Problem Solving

If a motorist has driven 1 hour longer on a certain day and at an average rate of 5 miles per hour faster, he would have covered 70 more miles than he actually did. How many more miles would he have covered than he actually did if he had driven 2 hours longer and at an average rate of 10 miles per hour faster on that day?
A. 100
B. 120
C. 140
D. 150
E. 160

D. 70 more miles at 5 miles per hour faster means his real rate was 65. Since we know he only drove 1 additional hour.

At ten miles per hour faster, his new rate is 75. 75*2=150.

In my opinion the question is not formulated very clearly. I interpretted the question differently, which results in an unsolvable problem.

I assumed that the motorist drove the whole day at the new speed, instead of the last extra hour(s). This means there will be 3 variables. So there is one variable too much to solve the two equations shown below.

s = speed
t = time
d= distance

1. st = d
2. (s + 5)(t + 1) = d + 70

gmatman1 wrote:In my opinion the question is not formulated very clearly. I interpretted the question differently, which results in an unsolvable problem.

I assumed that the motorist drived the whole day at the new speed, instead of the last extra hour(s). This means there will be 3 variables. So there is one variable too much to solve the two equations shown below.

s = speed
t = time
d= distance

1. st = d
2. (s + 5)(t + 1) = d + 70

Let s be the speed, t be the time that he travelled actually. So distance travelled is

st = d -----> Eq1

Hypothetical speed when speed is 5 more and time is 1 hr additional then distance travelled is

(s+5)(t+1) = d + 70. ==> st + s + 5t + 5 = d+70

d + s + 5t = d + 65 (Substituting st = d from Eq 1)

==> s + 5t = 65 --> Eq 2.

Hupothetical situation 2 where speed is 10 miles greater and time is 2 hrs more then

(s + 10)(t + 2) = ?

==> st + 2s + 10t + 20 = ?

==> d + 130 + 20

==> d + 150.

So additional distance travelled would be 150 Miles.

IMO D.
[/b]

(r+5)(t+1) = 70+d

rt+r+5t+5 = 70 +d

rt+r+5t-d=65

d + r + 5t – d = 65

r + 5t = 65

(r+10)(t+2) = x+d

rt+2r+10t+20 = x +d

rt + 2r + 10t – d = x -20

d + 2r + 10t – d = x – 20

2r + 10t = x - 20

Multiply the first equation by 2: 2r + 10t = 130

130 = x – 20

X = 150

Diff in velocity = +5
total time = t+1
Distance covered = 70
==> 70 = 5(t+1) ==> t = 13
if relative velocity = +10
extra time = +2
then distance = (13+2)*10 = 150

amitabhprasad wrote:Diff in velocity = +5
total time = t+1
Distance covered = 70
==> 70 = 5(t+1) ==> t = 13
if relative velocity = +10
extra time = +2
then distance = (13+2)*10 = 150

I like this method. Clear and efficient!

I think 720dreaming uses an approach that is only valid if you assume that the extra distance (and change in speed) is made in the last hour(s).

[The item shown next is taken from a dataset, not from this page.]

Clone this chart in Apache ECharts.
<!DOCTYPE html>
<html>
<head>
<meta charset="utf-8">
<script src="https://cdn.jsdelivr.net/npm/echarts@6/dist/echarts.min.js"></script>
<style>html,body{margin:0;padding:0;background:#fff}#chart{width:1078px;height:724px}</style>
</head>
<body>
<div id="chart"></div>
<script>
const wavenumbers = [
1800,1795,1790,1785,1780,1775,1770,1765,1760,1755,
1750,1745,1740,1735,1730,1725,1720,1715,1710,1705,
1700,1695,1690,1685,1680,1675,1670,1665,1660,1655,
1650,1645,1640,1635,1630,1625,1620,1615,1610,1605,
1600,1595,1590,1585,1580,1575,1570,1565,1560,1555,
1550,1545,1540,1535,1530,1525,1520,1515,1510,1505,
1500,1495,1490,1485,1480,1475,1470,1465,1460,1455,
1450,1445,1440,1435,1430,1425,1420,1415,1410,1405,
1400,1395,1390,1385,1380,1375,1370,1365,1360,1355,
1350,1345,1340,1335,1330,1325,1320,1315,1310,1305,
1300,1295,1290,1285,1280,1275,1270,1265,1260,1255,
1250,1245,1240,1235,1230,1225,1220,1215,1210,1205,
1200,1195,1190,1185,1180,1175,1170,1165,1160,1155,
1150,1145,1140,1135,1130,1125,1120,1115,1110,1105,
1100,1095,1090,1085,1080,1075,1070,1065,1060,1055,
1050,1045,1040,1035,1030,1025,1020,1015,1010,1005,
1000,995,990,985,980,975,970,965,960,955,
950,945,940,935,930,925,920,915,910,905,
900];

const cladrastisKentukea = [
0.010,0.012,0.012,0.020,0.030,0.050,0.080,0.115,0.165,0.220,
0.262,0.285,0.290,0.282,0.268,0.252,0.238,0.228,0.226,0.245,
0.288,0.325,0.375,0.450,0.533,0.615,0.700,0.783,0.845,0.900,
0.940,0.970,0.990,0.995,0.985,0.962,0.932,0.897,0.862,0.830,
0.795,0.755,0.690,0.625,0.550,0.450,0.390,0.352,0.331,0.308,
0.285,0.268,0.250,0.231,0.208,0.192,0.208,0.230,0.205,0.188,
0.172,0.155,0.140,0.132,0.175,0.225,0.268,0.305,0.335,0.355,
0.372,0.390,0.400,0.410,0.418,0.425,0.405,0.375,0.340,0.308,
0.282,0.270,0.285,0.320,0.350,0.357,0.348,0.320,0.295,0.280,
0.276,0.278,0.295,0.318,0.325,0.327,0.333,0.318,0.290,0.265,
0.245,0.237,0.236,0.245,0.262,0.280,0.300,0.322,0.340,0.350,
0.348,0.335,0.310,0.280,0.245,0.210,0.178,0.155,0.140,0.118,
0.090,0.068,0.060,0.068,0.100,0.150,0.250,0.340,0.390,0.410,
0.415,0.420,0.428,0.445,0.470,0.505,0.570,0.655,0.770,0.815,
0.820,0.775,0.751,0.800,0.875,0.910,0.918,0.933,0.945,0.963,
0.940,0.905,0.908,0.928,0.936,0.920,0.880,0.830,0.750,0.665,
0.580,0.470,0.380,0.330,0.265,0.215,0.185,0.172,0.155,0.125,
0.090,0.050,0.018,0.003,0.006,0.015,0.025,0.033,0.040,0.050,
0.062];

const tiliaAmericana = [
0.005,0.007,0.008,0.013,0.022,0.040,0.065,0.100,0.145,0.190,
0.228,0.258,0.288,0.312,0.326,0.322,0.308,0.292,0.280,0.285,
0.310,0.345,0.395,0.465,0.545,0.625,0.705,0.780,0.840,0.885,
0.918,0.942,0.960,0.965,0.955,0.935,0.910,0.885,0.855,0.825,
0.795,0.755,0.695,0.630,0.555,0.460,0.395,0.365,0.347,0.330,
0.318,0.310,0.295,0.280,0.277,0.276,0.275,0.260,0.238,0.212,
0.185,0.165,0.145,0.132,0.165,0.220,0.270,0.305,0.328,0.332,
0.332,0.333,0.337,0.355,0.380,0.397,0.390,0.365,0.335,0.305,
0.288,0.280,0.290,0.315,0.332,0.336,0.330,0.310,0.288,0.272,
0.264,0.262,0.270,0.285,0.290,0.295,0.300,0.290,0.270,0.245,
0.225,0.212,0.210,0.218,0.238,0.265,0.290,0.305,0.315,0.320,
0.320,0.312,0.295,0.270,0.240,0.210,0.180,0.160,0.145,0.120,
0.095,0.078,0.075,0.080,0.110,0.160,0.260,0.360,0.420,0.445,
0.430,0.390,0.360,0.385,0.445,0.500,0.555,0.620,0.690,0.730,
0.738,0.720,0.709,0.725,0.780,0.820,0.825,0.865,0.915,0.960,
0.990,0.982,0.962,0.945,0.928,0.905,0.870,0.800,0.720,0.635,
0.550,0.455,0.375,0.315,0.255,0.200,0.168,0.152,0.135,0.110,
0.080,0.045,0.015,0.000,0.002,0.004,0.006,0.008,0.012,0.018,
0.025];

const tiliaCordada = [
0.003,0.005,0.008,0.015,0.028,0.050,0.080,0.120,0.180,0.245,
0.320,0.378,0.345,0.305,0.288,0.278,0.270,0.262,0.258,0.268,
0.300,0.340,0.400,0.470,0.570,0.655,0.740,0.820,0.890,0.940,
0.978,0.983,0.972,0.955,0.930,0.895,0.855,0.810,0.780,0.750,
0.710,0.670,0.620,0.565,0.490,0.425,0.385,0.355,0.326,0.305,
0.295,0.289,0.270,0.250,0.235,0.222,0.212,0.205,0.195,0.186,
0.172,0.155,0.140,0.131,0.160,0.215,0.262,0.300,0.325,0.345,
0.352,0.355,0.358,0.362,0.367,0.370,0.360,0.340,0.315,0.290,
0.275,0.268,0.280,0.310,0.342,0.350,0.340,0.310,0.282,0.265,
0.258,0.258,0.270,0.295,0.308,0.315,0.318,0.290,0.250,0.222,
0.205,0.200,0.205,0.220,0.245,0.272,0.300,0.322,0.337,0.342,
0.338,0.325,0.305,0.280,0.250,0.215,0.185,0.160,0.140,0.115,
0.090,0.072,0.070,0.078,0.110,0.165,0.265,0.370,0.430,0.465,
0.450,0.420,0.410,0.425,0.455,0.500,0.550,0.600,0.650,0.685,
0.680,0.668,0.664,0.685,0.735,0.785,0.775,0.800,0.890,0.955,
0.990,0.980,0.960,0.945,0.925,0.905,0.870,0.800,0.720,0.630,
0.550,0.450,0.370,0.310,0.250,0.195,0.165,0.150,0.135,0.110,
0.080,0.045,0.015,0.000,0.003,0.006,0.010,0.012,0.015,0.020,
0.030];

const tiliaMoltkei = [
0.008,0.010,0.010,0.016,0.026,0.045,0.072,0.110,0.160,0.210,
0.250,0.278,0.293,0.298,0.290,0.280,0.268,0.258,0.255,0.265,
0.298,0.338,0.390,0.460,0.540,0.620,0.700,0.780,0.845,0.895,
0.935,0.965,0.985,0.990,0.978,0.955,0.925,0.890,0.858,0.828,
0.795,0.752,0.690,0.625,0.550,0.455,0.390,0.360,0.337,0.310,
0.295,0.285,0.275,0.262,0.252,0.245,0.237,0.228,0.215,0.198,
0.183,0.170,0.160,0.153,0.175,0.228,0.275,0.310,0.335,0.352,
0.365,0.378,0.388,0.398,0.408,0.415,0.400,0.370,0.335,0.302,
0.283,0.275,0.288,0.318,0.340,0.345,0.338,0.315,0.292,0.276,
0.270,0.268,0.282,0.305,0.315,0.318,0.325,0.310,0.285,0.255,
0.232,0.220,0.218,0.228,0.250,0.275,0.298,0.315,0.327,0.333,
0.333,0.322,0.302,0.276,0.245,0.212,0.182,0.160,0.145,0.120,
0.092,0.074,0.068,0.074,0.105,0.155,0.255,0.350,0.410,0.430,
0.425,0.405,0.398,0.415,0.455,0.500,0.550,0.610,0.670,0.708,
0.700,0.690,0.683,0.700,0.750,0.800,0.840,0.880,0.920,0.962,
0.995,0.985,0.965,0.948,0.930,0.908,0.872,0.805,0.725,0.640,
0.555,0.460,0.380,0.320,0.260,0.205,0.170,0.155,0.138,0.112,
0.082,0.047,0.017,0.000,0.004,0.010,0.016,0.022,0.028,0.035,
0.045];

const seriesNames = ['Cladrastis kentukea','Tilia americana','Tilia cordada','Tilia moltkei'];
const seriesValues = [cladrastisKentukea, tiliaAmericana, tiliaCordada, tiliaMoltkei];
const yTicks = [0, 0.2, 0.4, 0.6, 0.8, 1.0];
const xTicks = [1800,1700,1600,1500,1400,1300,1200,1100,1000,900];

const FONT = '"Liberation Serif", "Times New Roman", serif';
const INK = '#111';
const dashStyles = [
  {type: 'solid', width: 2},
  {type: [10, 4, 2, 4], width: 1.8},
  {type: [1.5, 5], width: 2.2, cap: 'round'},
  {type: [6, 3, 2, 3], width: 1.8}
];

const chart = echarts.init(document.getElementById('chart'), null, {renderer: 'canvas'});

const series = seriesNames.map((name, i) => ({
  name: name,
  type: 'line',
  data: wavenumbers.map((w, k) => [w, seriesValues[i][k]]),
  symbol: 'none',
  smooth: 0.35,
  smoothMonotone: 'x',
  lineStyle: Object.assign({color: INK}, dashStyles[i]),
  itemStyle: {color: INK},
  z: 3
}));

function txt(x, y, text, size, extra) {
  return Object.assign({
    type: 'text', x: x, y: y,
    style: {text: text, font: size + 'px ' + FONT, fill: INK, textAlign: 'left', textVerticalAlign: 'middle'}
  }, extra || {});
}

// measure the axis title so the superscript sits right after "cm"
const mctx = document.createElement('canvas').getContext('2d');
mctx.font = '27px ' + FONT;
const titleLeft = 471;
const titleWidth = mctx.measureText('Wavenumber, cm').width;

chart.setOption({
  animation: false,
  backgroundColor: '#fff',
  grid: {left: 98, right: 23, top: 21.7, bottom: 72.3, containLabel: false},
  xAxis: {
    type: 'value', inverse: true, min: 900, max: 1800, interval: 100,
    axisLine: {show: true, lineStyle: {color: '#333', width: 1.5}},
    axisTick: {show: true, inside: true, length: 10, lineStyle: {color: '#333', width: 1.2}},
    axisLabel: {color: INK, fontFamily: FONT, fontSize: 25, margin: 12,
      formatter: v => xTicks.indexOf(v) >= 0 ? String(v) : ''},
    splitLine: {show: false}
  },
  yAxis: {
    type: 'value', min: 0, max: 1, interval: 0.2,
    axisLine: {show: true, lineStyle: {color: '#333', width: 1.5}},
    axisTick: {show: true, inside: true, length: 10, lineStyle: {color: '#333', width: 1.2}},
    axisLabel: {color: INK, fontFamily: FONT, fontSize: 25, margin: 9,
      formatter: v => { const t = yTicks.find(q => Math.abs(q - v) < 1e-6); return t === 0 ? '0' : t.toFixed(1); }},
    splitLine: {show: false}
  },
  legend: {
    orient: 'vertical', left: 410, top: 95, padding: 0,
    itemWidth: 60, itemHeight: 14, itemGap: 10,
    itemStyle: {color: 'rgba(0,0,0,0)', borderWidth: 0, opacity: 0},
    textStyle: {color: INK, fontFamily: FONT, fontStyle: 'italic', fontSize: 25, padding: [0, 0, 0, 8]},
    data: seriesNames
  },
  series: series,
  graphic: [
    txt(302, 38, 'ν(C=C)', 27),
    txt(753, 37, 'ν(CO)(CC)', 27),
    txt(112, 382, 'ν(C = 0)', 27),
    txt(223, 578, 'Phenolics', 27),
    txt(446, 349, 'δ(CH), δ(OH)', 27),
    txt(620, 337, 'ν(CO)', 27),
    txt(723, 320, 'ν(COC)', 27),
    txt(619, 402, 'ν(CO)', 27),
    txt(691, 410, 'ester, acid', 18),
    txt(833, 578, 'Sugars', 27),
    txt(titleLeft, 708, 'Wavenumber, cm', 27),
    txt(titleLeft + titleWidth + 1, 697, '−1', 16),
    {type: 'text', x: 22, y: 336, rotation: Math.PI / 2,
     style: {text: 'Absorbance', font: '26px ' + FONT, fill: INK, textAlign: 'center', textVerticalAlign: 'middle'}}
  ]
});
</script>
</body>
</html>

The approach by mrsmarthi is based on the assumption that the motorist drives the whole day at the new speed, instead of the last extra hour(s).

How can it be then that both approaches result in the same answer? Or am I just confused?

By the way, I think mrsmarthi's method is the best.

Nobody? I would really appreciate some further explanation.